Given the height of the turbines and the proximity of the proposed Pamlico County wind farm to Cherry Point, Dr. Rickenback believes the turbines could show up on the radar.
"Now in the case of wind mills, there sitting there like a building or a tree and typically that kind of stationary obstruction can be identified easily and removed and not be considered as a potential for aircraft or weather signal. But in the case of wind turbines, the turbine blades are rotating so it appears to the radar that they are a moving target. So it makes it more difficult to edit out or remove that signal from a real target. There is potential for having that turbine area identified on a radar signal."
In an effort to stop the impact on military operations, Allies for Cherry Point's Tomorrow recently passed a resolution in favor of proposed wind turbine and tall structure regulations. A moratorium on tall structures has also been suggested. Local attorney James Normant with ACT says if turbines are constructed, it would affect military training at the base, and could potentially cause the base to face closure during the next round of BRAC. If Cherry Point were to shutdown, almost 2,300 civilian and military employees would be out of a job.
"Training ranges are an important component to the installation. It's not just going to Havelock and looking at the air station runways and depot, it's the training ranges and the ability to get the Marines out flying and simulating combat and other training exercises as best they can. And an important part of BRAC, which is the Base Realignment and Closure process, a very important part of the BRAC process is analysis of how well can a particular installation support training ranges. So if we lose training ranges or have a reduced number of training ranges options because of wind turbines, in a BRAC, it makes Cherry Point look less attractive to the Marine Corp."
Normant adds North Carolina has unique military training opportunities. The Dare County bombing range is one of the only sites in the country the Air Force can practice flying in at 500 feet and dropping bombs. Training range 11 and 9 in Carteret County is the only place on the East Coast where live ordinance training is allowed.
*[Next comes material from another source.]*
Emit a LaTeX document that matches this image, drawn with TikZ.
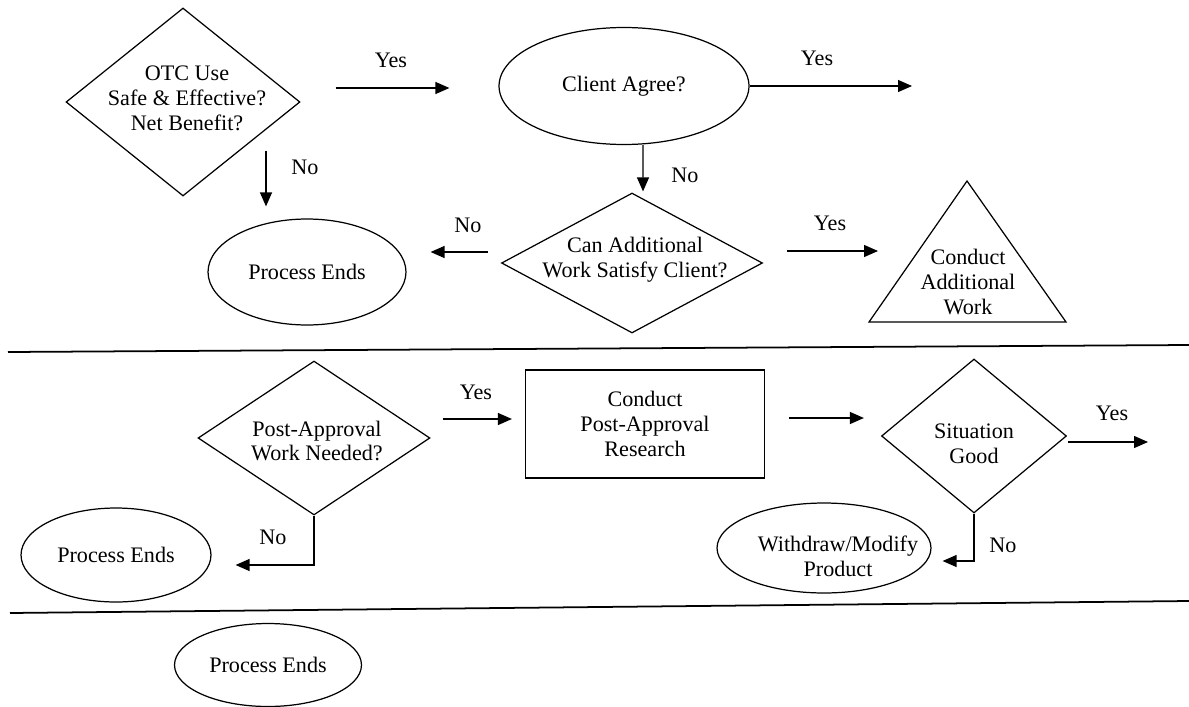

In Beaufort County, a similar scenario is playing out. The area is just out of range of Cherry Point's radar but located near military training sites. Chicago-based Invenergy planned to build 49 wind turbines on 11,000 acres. However, the company released a statement on January 11th saying they would conduct a thorough reconsideration of the site instead of pursuing the project as previously proposed. We contacted Invenergy for comment but they turned down our request. The reason for the change is the impact the 500 foot tall turbines would have on existing military activity. In a letter to former Gov. Beverly Perdue, Gov. Pat McCrory and other elected state officials, Invenergy says they are "devoting their attention the Hales Lake Wind project" in Camden and Currituck counties, which would include over 100 wind turbines.
After hearing some of the concerns from the military, Pamlico County Manager Tim Buck says he's interested in getting more information from Cherry Point officials- specifically where the flight patterns take place. Still, Buck maintains wind energy projects would be a huge benefit for the county.
"We want to listen and we want to hear about what some of those additional concerns specifically are in Pamlico County. As a whole, my board supports wind energy projects I believe they believe it's a good thing for Pamlico County, it certainly would enhance the tax base, it would also allow private parties to also benefit by leasing their property."
Buck says a public hearing on the matter is probably in the near future. Jared Brumbaugh, Public Radio East.